Why has the word “plausible” come to define federal civil litigation? In recent years, the U.S. Supreme Court supplemented longstanding pleading standards under the Federal Rules of Civil Procedure, which require a “short and plain statement of the claim,” to additionally require that all civil pleadings state a claim that is “plausible.” In Bell Atlantic Corp. v. Twombly, the Court rejected other possible words that might describe the newly tightened pleading standard, such as “reasonable” or “probable.” To the dismay of many judges, lawyers, and other observers, the Court did not define “plausible,” except to add that “plausible” pleadings “nudge[] their claims across the line from conceivable to plausible.” In Ashcroft v. Iqbal, the Court again did not define “plausible,” except to assert that a “plausible” claim must not be “conclusory” in nature. This Essay explores the complex and contradictory meanings of the word “plausible.”

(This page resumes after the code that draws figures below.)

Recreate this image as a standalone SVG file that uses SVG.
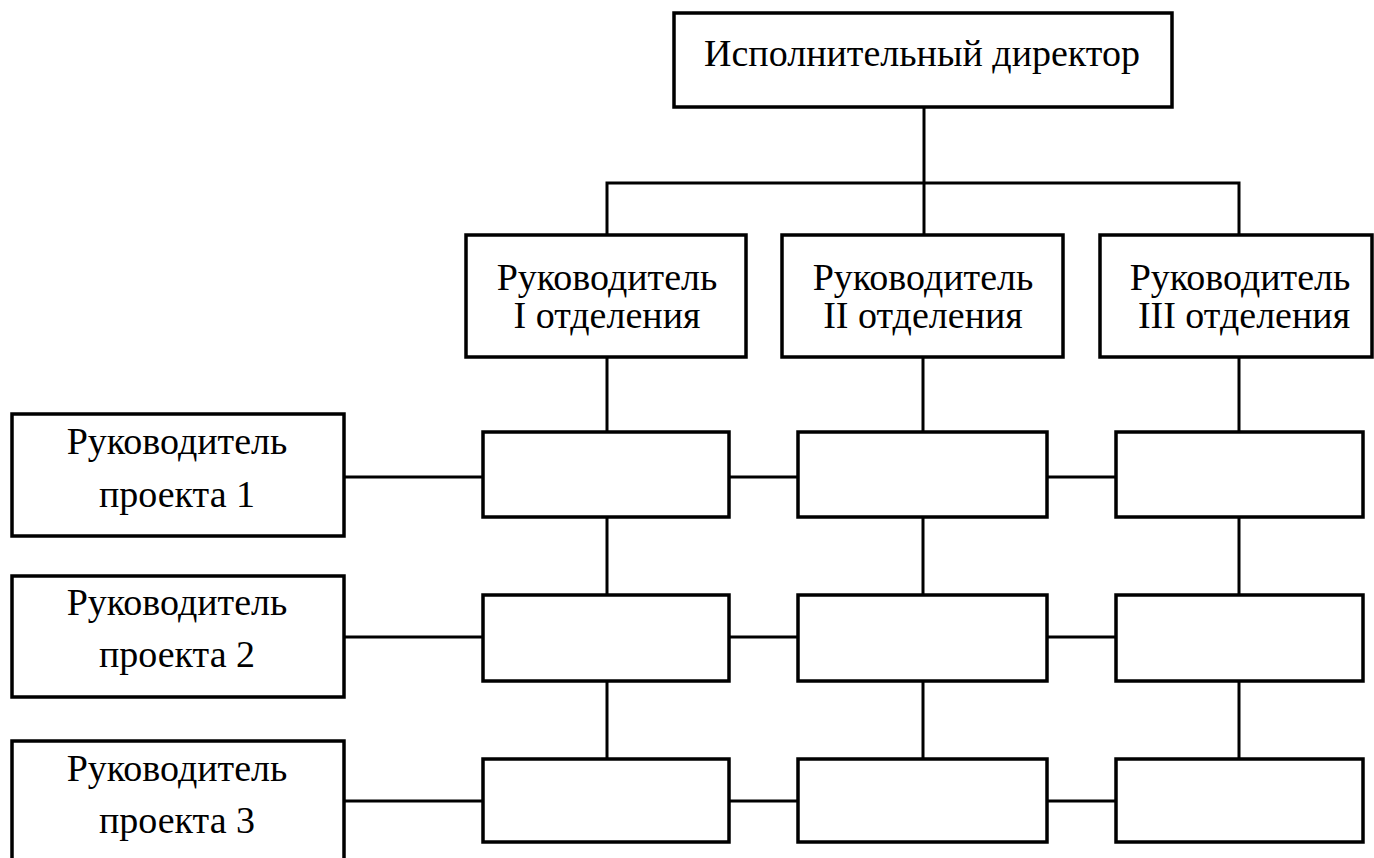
<svg xmlns="http://www.w3.org/2000/svg" width="1374" height="858" viewBox="0 0 1374 858">
<style>
.box{fill:#fff;stroke:#000;stroke-width:3.5}
.ln{stroke:#000;stroke-width:3;fill:none}
.t{font-family:"Liberation Serif","Times New Roman",serif;font-size:38px;fill:#000;text-anchor:middle}
</style>
<rect width="1374" height="858" fill="#fff"/>
<g id="connectors">
<line class="ln" x1="924" y1="107" x2="924" y2="235"/>
<polyline class="ln" points="607,235 607,183 1239,183 1239,235"/>
<line class="ln" x1="607" y1="357" x2="607" y2="759"/>
<line class="ln" x1="923" y1="357" x2="923" y2="759"/>
<line class="ln" x1="1239" y1="357" x2="1239" y2="759"/>
<line class="ln" x1="344" y1="477" x2="1116" y2="477"/>
<line class="ln" x1="344" y1="637" x2="1116" y2="637"/>
<line class="ln" x1="344" y1="801" x2="1116" y2="801"/>
</g>
<g id="director"><rect class="box" x="674" y="13" width="498" height="94"/><text class="t" x="922" y="66">Исполнительный директор</text></g>
<g id="dept1"><rect class="box" x="466" y="235" width="280" height="122"/><text class="t" x="607" y="290">Руководитель</text><text class="t" x="607" y="328">I отделения</text></g>
<g id="dept2"><rect class="box" x="782" y="235" width="281" height="122"/><text class="t" x="923" y="290">Руководитель</text><text class="t" x="923" y="328">II отделения</text></g>
<g id="dept3"><rect class="box" x="1100" y="235" width="272" height="122"/><text class="t" x="1240" y="290">Руководитель</text><text class="t" x="1244" y="328">III отделения</text></g>
<g id="pm1"><rect class="box" x="12" y="414" width="332" height="122"/><text class="t" x="177" y="454">Руководитель</text><text class="t" x="177" y="507">проекта 1</text></g>
<g id="pm2"><rect class="box" x="12" y="576" width="332" height="121"/><text class="t" x="177" y="615">Руководитель</text><text class="t" x="177" y="667">проекта 2</text></g>
<g id="pm3"><rect class="box" x="12" y="741" width="332" height="125"/><text class="t" x="177" y="781">Руководитель</text><text class="t" x="177" y="833">проекта 3</text></g>
<g id="c11"><rect class="box" x="483" y="432" width="246" height="85"/></g>
<g id="c12"><rect class="box" x="798" y="432" width="249" height="85"/></g>
<g id="c13"><rect class="box" x="1116" y="432" width="247" height="85"/></g>
<g id="c21"><rect class="box" x="483" y="595" width="246" height="86"/></g>
<g id="c22"><rect class="box" x="798" y="595" width="249" height="86"/></g>
<g id="c23"><rect class="box" x="1116" y="595" width="247" height="86"/></g>
<g id="c31"><rect class="box" x="483" y="759" width="246" height="83"/></g>
<g id="c32"><rect class="box" x="798" y="759" width="249" height="83"/></g>
<g id="c33"><rect class="box" x="1116" y="759" width="247" height="83"/></g>
</svg>
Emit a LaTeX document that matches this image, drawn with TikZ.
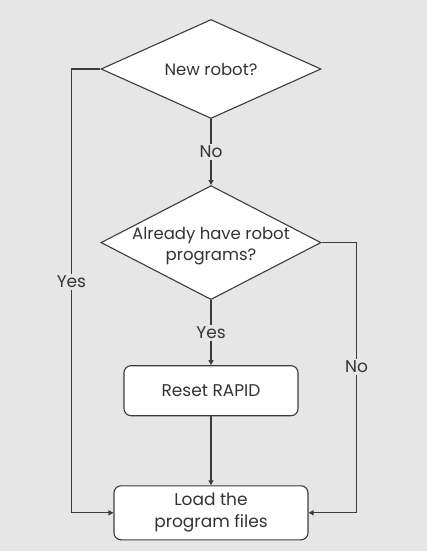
\documentclass[tikz,border=0pt]{standalone}
\usepackage{fontspec}
\setmainfont{Poppins}
\usetikzlibrary{arrows.meta,positioning,shapes.geometric}
\definecolor{bgg}{HTML}{E6E6E6}
\definecolor{linek}{HTML}{3C3C3C}
\definecolor{textk}{HTML}{333333}
\tikzset{
  box/.style={draw=linek, line width=1.1pt, rounded corners=7pt, fill=white, align=center, text=textk, font=\fontsize{17}{22}\selectfont},
  proc/.style={box, minimum width=174pt, minimum height=50pt},
  decision/.style={draw=linek, line width=1.1pt, diamond, fill=white, inner sep=0pt, minimum width=220pt},
  qtext/.style={align=center, text=textk, font=\fontsize{16.5}{21}\selectfont},
  lbl/.style={fill=bgg, text=textk, inner sep=2pt, font=\fontsize{17}{20}\selectfont},
  fl/.style={-{Triangle[length=5pt,width=5pt]}, line width=1.1pt, draw=linek},
}
\begin{document}
\begin{tikzpicture}[x=1pt, y=1pt]
  \fill[bgg] (0,0) rectangle (427,-551);
  \useasboundingbox (0,0) rectangle (427,-551);
  \node[decision, minimum height=99pt, label={[qtext]center:New robot?}] (newq) at (211,-69) {};
  \node[decision, minimum height=114pt, below=66pt of newq, label={[qtext, yshift=-4pt]center:Already have robot\\programs?}] (haveq) {};
  \node[proc, below=65pt of haveq] (reset) {Reset RAPID};
  \node[proc, minimum width=194pt, minimum height=54pt, below=69pt of reset] (load) {Load the\\program files};
  \draw[fl] (newq) -- node[lbl] {No} (haveq);
  \draw[fl] (haveq) -- node[lbl] {Yes} (reset);
  \draw[fl] (reset) -- (load);
  \draw[fl] (newq.west) -- ++(-29,0) |- node[lbl, pos=0.24] {Yes} (load.west);
  \draw[fl] (haveq.east) -- ++(35,0) |- node[lbl, pos=0.23] {No} (load.east);
\end{tikzpicture}
\end{document}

Furthermore, this Essay applauds the Supreme Court’s selection of such an equivocal and conflicted word as the gateway to federal civil litigation. As I describe, “plausible” means “fair” or “reasonable,” but perhaps only in a superficial sense; what is “plausible” might in fact be “specious” or used as a “pretext.” The word is immune to careful definition. Because of its ambiguity, it was well selected to expand judicial discretion to dismiss civil cases. In specific areas of federal civil litigation, the Court has recently broadened judges’ discretion to dismiss a wide range of civil petitions: civil rights claims, habeas petitions, class action certification petitions, and more. In those contexts, the Court uses words like “reasonable” in ways that bend their meaning, suggest more objectivity than warranted, and create genuine confusion between doctrines by using the same word in different ways.
Despite substantial confusion over the choice of the word “plausible” to govern pleading in federal civil litigation, at least one can say that the word itself captures the essence of the problem rather than disguising it. Whether the resulting discretion conferred on district judges is itself warranted or desirable is a very different question, and a matter of real concern. Because “plausibility” pleading enhances judicial discretion, the meaning of “plausible” may increasingly depend on judicial practice and the litigation contexts where the word is used. Nonetheless, rather than viewing the word selection as an accident or a misplaced reference, I suggest that the word was deliberately chosen to be deeply . . . plausible.